Owners extended their praise to local businesses and members of the public for donating building materials, storage space, marketing space, fundraising or cleaning assistance. They were “overwhelmed” by kind words and good wishes. This gave them a sense of “purpose”, the motivation to start again. The owner of a small electronics shop noted, “The riots might have been the catalyst to stopping me altogether and I did think, should I or shouldn’t I? … A lot of encouragement from local people [made a difference]: Don’t let them beat you”. The positive feelings this created was vital in counteracting somewhat the negativity they felt towards the rioters who had destroyed their businesses, the police for failing to protect them and the variable responses of councils and insurers. Moreover, whereas the actions of some left them feeling vulnerable, this support strengthened their resilience and reasserted that small businesses were valued members of the community.

Finally, I have found that recovery from the riots has ultimately depended in part on the attitudes of business owners towards the riots (looking for the positive in what happened) and on their past experiences. The owner of a novelty shop noted:

“I wasn’t completely phased by it [the riots]. I’m very stoical … I haven’t told you half the [XXXX] I’ve gone through in life; personal tragedies that pale into insignificance. Which basically, you know, what the hell, it’s a shop.

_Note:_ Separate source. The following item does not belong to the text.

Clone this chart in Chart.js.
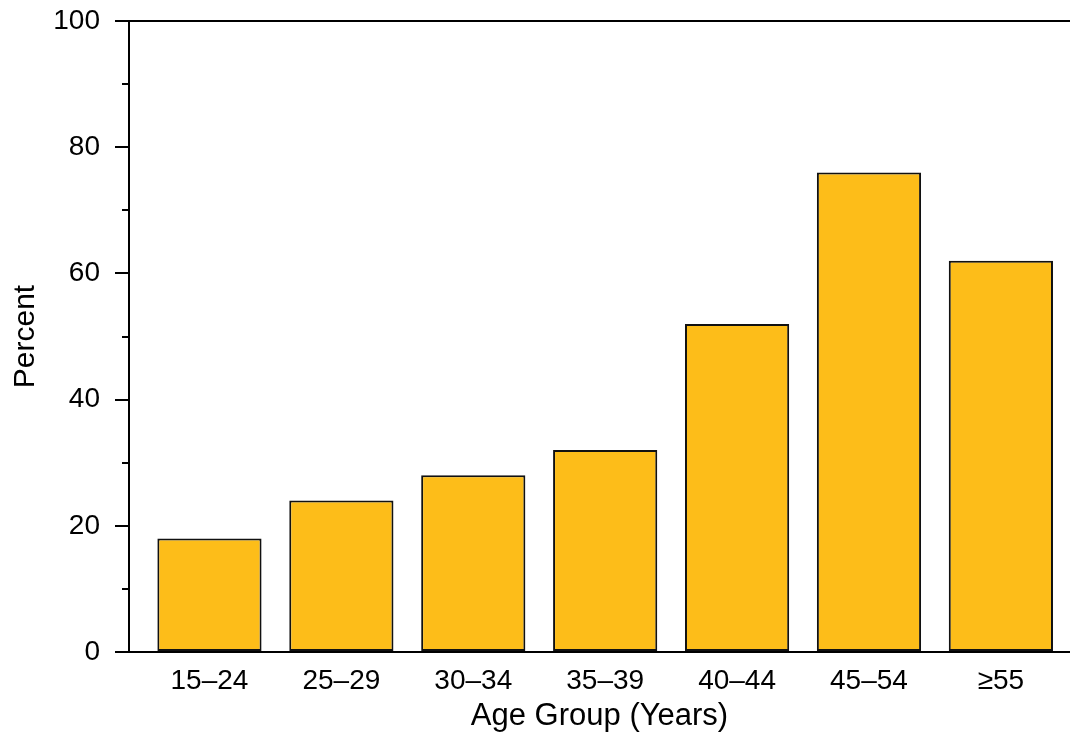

None of our family is suffering … Live with it. Cope with it”. 

Recovery also seems to be a matter of determination. One owner explained, “I want my shop back. That’s my motive … I love my shop”. Another stressed, “I’m the fighter. Simple as that … I fight for it … I don’t give up. Similarly one said: “I will never give somebody the power to laugh. To say, ‘Oh we smashed up his place and look he is in the street now’. I will show [them] that I still have that courage to do it again, because if I did it [before] I can do it [again]”.